Eh bien ! à la grâce de Dieu ! Dans la nuit déjà blanchissante, on s’équipe en hâte, au milieu des cris, des grognemens, des malédictions, d’une confusion plus grande que jamais. Deux bougies, dont le vent du matin couche par saccades les flammes fumeuses, éclairent à peine quelques coins du camp d’une lueur de feux follets ; et tout autour, dans la pénombre plus noire, se meuvent des formes indéterminées et molles, comme des monstres marins dans la nuit des abîmes.

Devant le lent déroulement de la caravane, nous partons en avant avec Abdallah, Bou-Djema, Chayb, Adda et deux cavaliers du maghzen. Nous aussi, une fièvre d’impatience nous brûle et fait battre notre cœur à grands. coups : huit jours de désert absolu et les infinies perspectives des lointains fuyant, fuyant sans cesse, épuisent l’esprit autant que le corps. Oh ! quitter ces espaces vides, reposer son regard ébloui de mirages sur des formes précises, voir un arbre se silhouetter sur le ciel, goûter le charme des teintes variées, réjouir son oreille emplie de silence au clapotis de l’eau !

On marche. On marche sous les étoiles, dans la nuit que la sécheresse fait étrangement transparente. Le vont souffle du Nord par rafales, sec et cuisant, très froid. C’est la première nuit de l’hiver, du cruel hiver de ces régions au climat extrême, aussi dur que l’été. Nous grelottons sous nos burnous de laine, que gonflent des frissons glacés.

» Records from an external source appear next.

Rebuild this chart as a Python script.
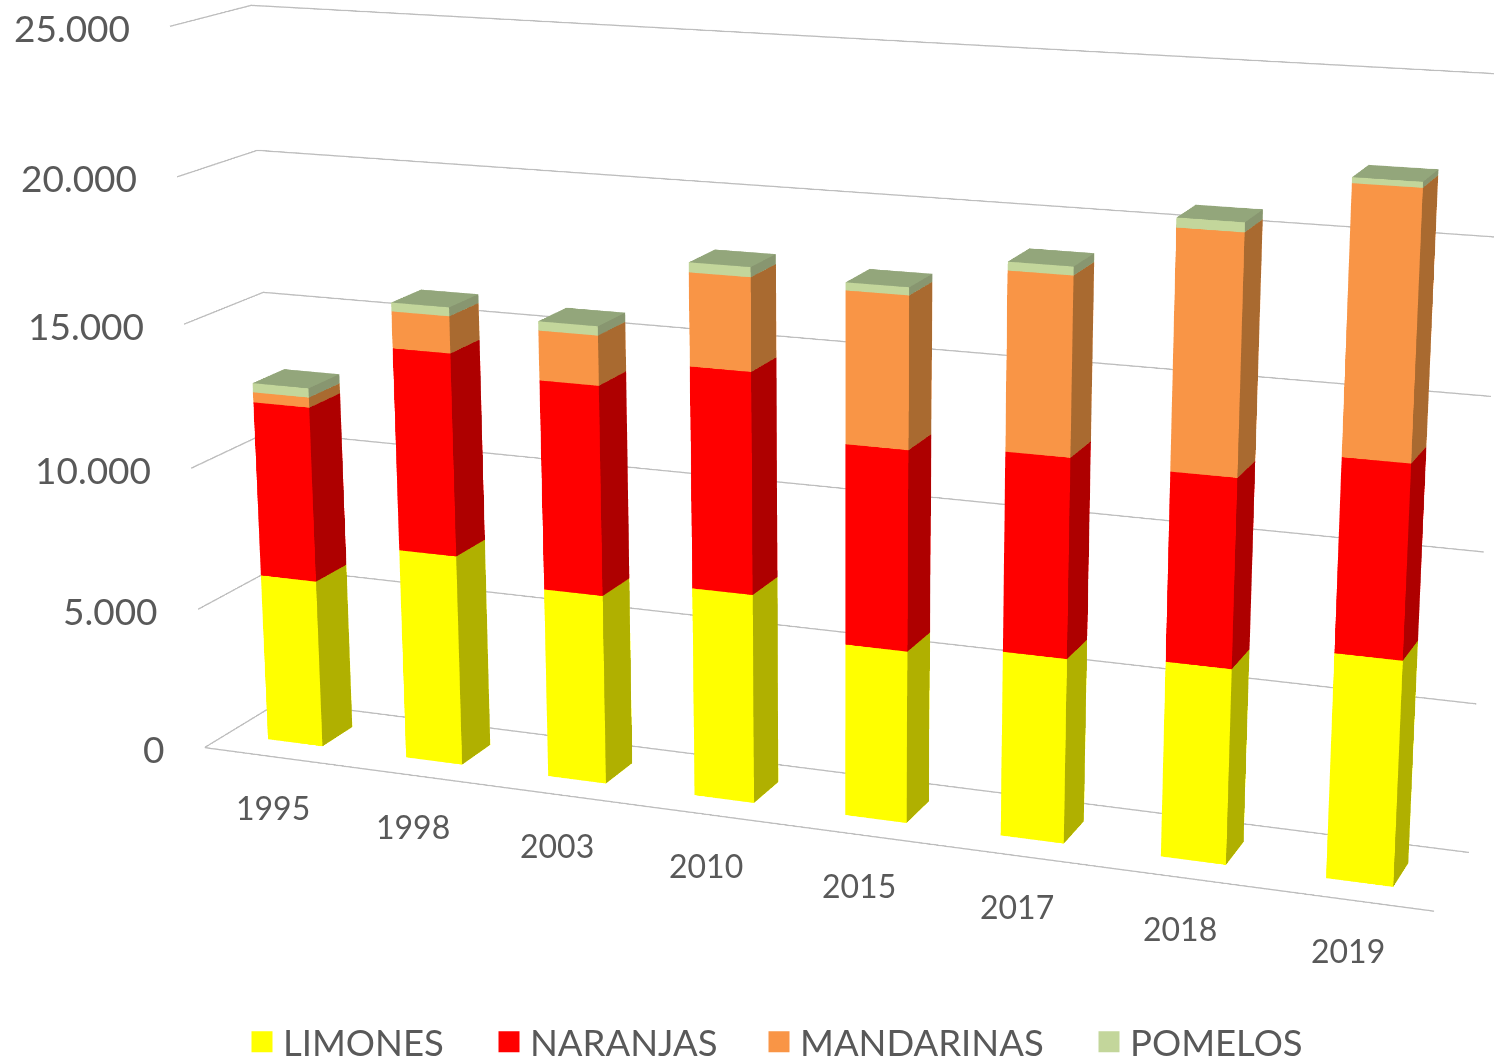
import numpy as np, plotly.graph_objects as go

years = ["1995","1998","2003","2010","2015","2017","2018","2019"]
limones = [5950,7400,6590,7200,5870,6230,6510,7400]
naranjas = [6130,7000,7170,7480,6710,6600,6180,6250]
mandarinas = [350,1260,1680,3100,5020,5810,7680,8440]
pomelos = [320,300,310,330,260,280,310,180]
names = ["LIMONES","NARANJAS","MANDARINAS","POMELOS"]
base = ["#FFFF00","#FF0000","#F99546","#C3D69B"]
side = ["#B0B000","#AE0000","#A96A30","#889670"]
top_col = ["#B0B000","#AE0000","#A96A30","#93A67B"]
ticks = [0,5000,10000,15000,20000,25000]
legend_left = [249,496,766,1096]

# The reference is a long-lens view: plotly's fixed 45 degree field needs a
# taller canvas to reach that focal length, so the graph div is offset below.
WIN_W,WIN_H = 1494,1059
FW,FH = 3000,3066
OFF_X,OFF_Y = 660,1036
EYE = (0.9747,-2.5206,0.6941)
CEN = (-0.0488,0.1913,-0.1032)
UPX = 0.0018
ASPECT = (1,0.1251,0.5821)
HALF_W = 0.199
Y0,Y1 = 0.2904,0.6987
ZMAX = ticks[-1]
NCAT = len(years)

fig = go.Figure()
cum = np.zeros(NCAT)
for si,vals in enumerate([limones,naranjas,mandarinas,pomelos]):
    vx,vy,vz,I,J,K,fc = [],[],[],[],[],[],[]
    for i,v in enumerate(vals):
        n = len(vx)
        x0,x1 = i+.5-HALF_W,i+.5+HALF_W
        z0,z1 = cum[i],cum[i]+v
        for a in (x0,x1):
            for b in (Y0,Y1):
                for c in (z0,z1):
                    vx.append(a); vy.append(b); vz.append(c)
        quads = [((0,4,5,1),base[si]),((4,6,7,5),side[si]),((1,5,7,3),top_col[si]),
                 ((0,1,3,2),base[si]),((2,3,7,6),base[si]),((0,2,6,4),base[si])]
        for q,col in quads:
            for t in ((q[0],q[1],q[2]),(q[0],q[2],q[3])):
                I.append(n+t[0]); J.append(n+t[1]); K.append(n+t[2]); fc.append(col)
    cum = cum+np.array(vals)
    fig.add_trace(go.Mesh3d(x=vx,y=vy,z=vz,i=I,j=J,k=K,facecolor=fc,flatshading=True,hoverinfo="skip",
        name=names[si],legendgroup=names[si],showlegend=False,
        lighting=dict(ambient=1,diffuse=0,specular=0,fresnel=0,roughness=1)))

for si,nm in enumerate(names):
    lg = "legend" if si==0 else f"legend{si+1}"
    fig.add_trace(go.Scatter3d(x=[None],y=[None],z=[None],mode="markers",name=nm,legendgroup=nm,legend=lg,showlegend=True,
        marker=dict(symbol="square",size=16,color=base[si],line=dict(color=base[si],width=5))))

# gridlines along the left and back walls, plus the front floor edge
gx,gy,gz = [0,NCAT,None],[0,0,None],[0,0,None]
for v in ticks:
    gx += [0,0,NCAT,None]; gy += [0,1,1,None]; gz += [v,v,v,None]
fig.add_trace(go.Scatter3d(x=gx,y=gy,z=gz,mode="lines",line=dict(color="#BDBDBD",width=2.5),showlegend=False,hoverinfo="skip"))

ann = [dict(x=i+.5,y=0,z=0,text=t,showarrow=False,yshift=-51,font=dict(family="Lato",size=32,color="#595959")) for i,t in enumerate(years)]
ann += [dict(x=0,y=0,z=min(v,ZMAX-1),text=f"{v:,}".replace(",","."),showarrow=False,xanchor="right",xshift=-38,yshift=-1,
             font=dict(family="Lato",size=37,color="#595959")) for v in ticks]
off = dict(showgrid=False,showticklabels=False,showline=False,zeroline=False,showbackground=False,showspikes=False,title="",ticks="")
layout = dict(width=FW,height=FH,margin=dict(l=0,r=0,t=0,b=0,autoexpand=False),paper_bgcolor="white",showlegend=True,
    scene=dict(domain=dict(x=[0,1],y=[0,1]),annotations=ann,
      xaxis=dict(off,range=[0,NCAT],autorange=False),yaxis=dict(off,range=[0,1],autorange=False),
      zaxis=dict(off,range=[0,ZMAX],autorange=False,tickvals=ticks),
      aspectmode="manual",aspectratio=dict(x=ASPECT[0],y=ASPECT[1],z=ASPECT[2]),
      camera=dict(eye=dict(x=EYE[0],y=EYE[1],z=EYE[2]),center=dict(x=CEN[0],y=CEN[1],z=CEN[2]),up=dict(x=UPX,y=0,z=1),projection=dict(type="perspective"))))
for si in range(4):
    k = "legend" if si==0 else f"legend{si+1}"
    layout[k] = dict(x=(legend_left[si]-8+OFF_X)/FW,y=1-(1042+OFF_Y)/FH,xanchor="left",yanchor="middle",bgcolor="rgba(0,0,0,0)",
                     font=dict(family="Lato",size=36.5,color="#595959"),itemwidth=32)
fig.update_layout(**layout)
post = ("var g=document.getElementById('{plot_id}');g.style.position='absolute';"
        f"g.style.left='-{OFF_X}px';g.style.top='-{OFF_Y}px';"
        "document.documentElement.style.overflow='hidden';document.body.style.overflow='hidden';")
fig.write_html("out.html",config=dict(displayModeBar=False),post_script=post)
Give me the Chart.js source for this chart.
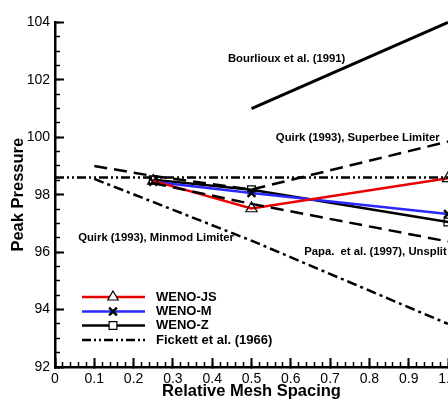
<!DOCTYPE html>
<html>
<head>
<meta charset="utf-8">
<script src="https://cdn.jsdelivr.net/npm/chart.js@4.4.1/dist/chart.umd.min.js"></script>
<style>
  html, body { margin: 0; padding: 0; background: #fff; overflow: hidden; }
  #wrap { width: 480px; height: 406px; }
</style>
</head>
<body>
<div id="wrap"><canvas id="peak" width="480" height="406"></canvas></div>
<script>
// mesh spacing used by the WENO runs
const meshSpacing = [0.25, 0.5, 1.0]
const wenoJS = [98.48, 97.52, 98.57]
const wenoM = [98.45, 98.06, 97.33]
const wenoZ = [98.52, 98.17, 97.05]

// reference results
const fickettX = [0, 1.0]
const fickett = [98.6, 98.6]
const superbeeX = [0.1, 0.25, 0.5, 1.0]
const superbee = [99.0, 98.65, 98.18, 99.85]
const minmodX = [0.1, 0.5, 1.0]
const minmod = [98.55, 96.4, 93.5]
const papaX = [0.25, 0.5, 1.0]
const papa = [98.4, 97.68, 96.37]
const bourliouxX = [0.5, 1.0]
const bourlioux = [101.0, 104.0]

const legendNames = ['WENO-JS', 'WENO-M', 'WENO-Z', 'Fickett et al. (1966)']
const noteTexts = ['Bourlioux et al. (1991)', 'Quirk (1993), Superbee Limiter',
  'Quirk (1993), Minmod Limiter', 'Papa.  et al. (1997), Unsplit']

const FONT = 'Arial, "Liberation Sans", Helvetica, sans-serif'
const RED = 'rgb(235,0,0)'
const BLUE = 'rgb(40,40,255)'

function pts(xs, ys) {
  return xs.map((x, i) => ({ x, y: ys[i] }))
}

function refLine(label, xs, ys, dash, width) {
  return {
    label, data: pts(xs, ys), borderColor: '#000', borderWidth: width || 2.5,
    borderDash: dash, pointRadius: 0, fill: false, tension: 0, clip: false
  }
}

function wenoLine(label, ys, color, style, r, bw) {
  return {
    label, data: pts(meshSpacing, ys), borderColor: color, borderWidth: 2.5,
    pointStyle: style, pointRadius: r, pointBorderColor: '#000', pointBorderWidth: bw,
    pointBackgroundColor: 'rgba(0,0,0,0)', fill: false, tension: 0, clip: false
  }
}

// text notes next to the reference curves, plus the legend box
const notesPlugin = {
  id: 'notes',
  afterDatasetsDraw(chart) {
    const { ctx, scales } = chart
    const xs = scales.x, ys = scales.y
    const spots = [[0.44, 102.72], [0.562, 99.97], [0.059, 96.49], [0.634, 96.02]]
    ctx.save()
    ctx.fillStyle = '#000'
    ctx.font = 'bold 11.3px ' + FONT
    ctx.textBaseline = 'middle'
    noteTexts.forEach((t, i) => {
      ctx.fillText(t, xs.getPixelForValue(spots[i][0]), ys.getPixelForValue(spots[i][1]))
    })

    // legend
    const styles = [
      { color: RED, dash: [], point: 'triangle', r: 6, bw: 1.2 },
      { color: BLUE, dash: [], point: 'crossRot', r: 5.5, bw: 2.5 },
      { color: '#000', dash: [], point: 'rect', r: 5.5, bw: 1.2 },
      { color: '#000', dash: [9, 3, 2, 3, 2, 3], point: null }
    ]
    const lx0 = 82, lx1 = 145, mx = 113, tx = 156
    const rows = [297, 311.5, 325.5, 340]
    styles.forEach((s, i) => {
      const y = rows[i]
      ctx.setLineDash(s.dash)
      ctx.strokeStyle = s.color
      ctx.lineWidth = 2.5
      ctx.beginPath()
      ctx.moveTo(lx0, y)
      ctx.lineTo(lx1, y)
      ctx.stroke()
      ctx.setLineDash([])
      if (s.point) {
        ctx.strokeStyle = '#000'
        ctx.fillStyle = s.point === 'crossRot' ? '#000' : '#fff'
        ctx.lineWidth = s.bw
        Chart.helpers.drawPoint(ctx, { pointStyle: s.point, radius: s.r, borderWidth: s.bw, rotation: 0 }, mx, y)
      }
      ctx.fillStyle = '#000'
      ctx.font = 'bold 13px ' + FONT
      ctx.fillText(legendNames[i], tx, y)
    })
    ctx.restore()
  }
}

const axisFont = { family: FONT, size: 14 }
const titleFont = { family: FONT, size: 16.5, weight: 'bold' }

new Chart(document.getElementById('peak'), {
  type: 'line',
  data: {
    datasets: [
      refLine('Fickett et al. (1966)', fickettX, fickett, [9, 3, 2, 3, 2, 3]),
      refLine('Superbee', superbeeX, superbee, [13, 7]),
      refLine('Minmod', minmodX, minmod, [10, 4, 3, 4]),
      refLine('Papa', papaX, papa, [13, 7]),
      refLine('Bourlioux', bourliouxX, bourlioux, [], 3),
      wenoLine('WENO-JS', wenoJS, RED, 'triangle', 6.5, 1.2),
      wenoLine('WENO-M', wenoM, BLUE, 'crossRot', 5.5, 2.5),
      wenoLine('WENO-Z', wenoZ, '#000', 'rect', 5.5, 1.2)
    ]
  },
  options: {
    responsive: false,
    animation: false,
    devicePixelRatio: 1,
    layout: { padding: { left: 0, right: 32, top: 10, bottom: 0 } },
    plugins: { legend: { display: false }, tooltip: { enabled: false } },
    scales: {
      x: {
        type: 'linear', position: 'bottom', weight: 1, min: 0, max: 1,
        ticks: { stepSize: 0.1, color: '#000', font: axisFont, padding: 12.3, maxRotation: 0 },
        grid: { drawOnChartArea: false, tickLength: -9, tickWidth: 2, tickColor: '#000' },
        border: { display: true, width: 2.5, color: '#000' },
        title: { display: true, text: 'Relative Mesh Spacing', color: '#000', font: titleFont, padding: { top: 0, bottom: 4.6 } },
        afterFit(s) { s.height = 39 }
      },
      xMinor: {
        type: 'linear', position: 'bottom', weight: 0, min: 0, max: 1,
        ticks: { stepSize: 0.02, display: false, maxTicksLimit: 100 },
        grid: { drawOnChartArea: false, tickLength: -5, tickWidth: 1.5, tickColor: '#000' },
        border: { display: false },
        afterFit(s) { s.height = 0 }
      },
      y: {
        type: 'linear', position: 'left', weight: 1, min: 92, max: 104,
        ticks: { stepSize: 2, color: '#000', font: axisFont, padding: 14 },
        grid: { drawOnChartArea: false, tickLength: -9, tickWidth: 2, tickColor: '#000' },
        border: { display: true, width: 2.5, color: '#000' },
        title: { display: true, text: 'Peak Pressure', color: '#000', font: titleFont, padding: { top: 9, bottom: 0 } },
        afterFit(s) { s.width = 55 }
      },
      yMinor: {
        type: 'linear', position: 'left', weight: 0, min: 92, max: 104,
        ticks: { stepSize: 0.5, display: false, maxTicksLimit: 100 },
        grid: { drawOnChartArea: false, tickLength: -5, tickWidth: 1.5, tickColor: '#000' },
        border: { display: false },
        afterFit(s) { s.width = 0 }
      }
    }
  },
  plugins: [notesPlugin]
})
</script>
</body>
</html>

Décidément nous approchons. Voici deux chameaux qui broutent, tout seuls, sans gardiens. A quoi bon les surveiller ? On sait bien qu’ils ne s’éloigneront pas de la source prochaine ; et puis on voit de si loin dans ces platitudes ! Ils tendent vers nous leurs cous démesurés ; leurs yeux, doux et tristes, disent bonjour dans leur langue gentiment disgracieuse ; puis, réjouis pour des semaines de cette rencontre de leurs frères, ils se remettent à leur broutement éternel.

On marche. On marche. Tout à coup le soleil monte et des gerbes de lumière jaillissent au ciel. C’est le jour, tout doré et déjà brûlant.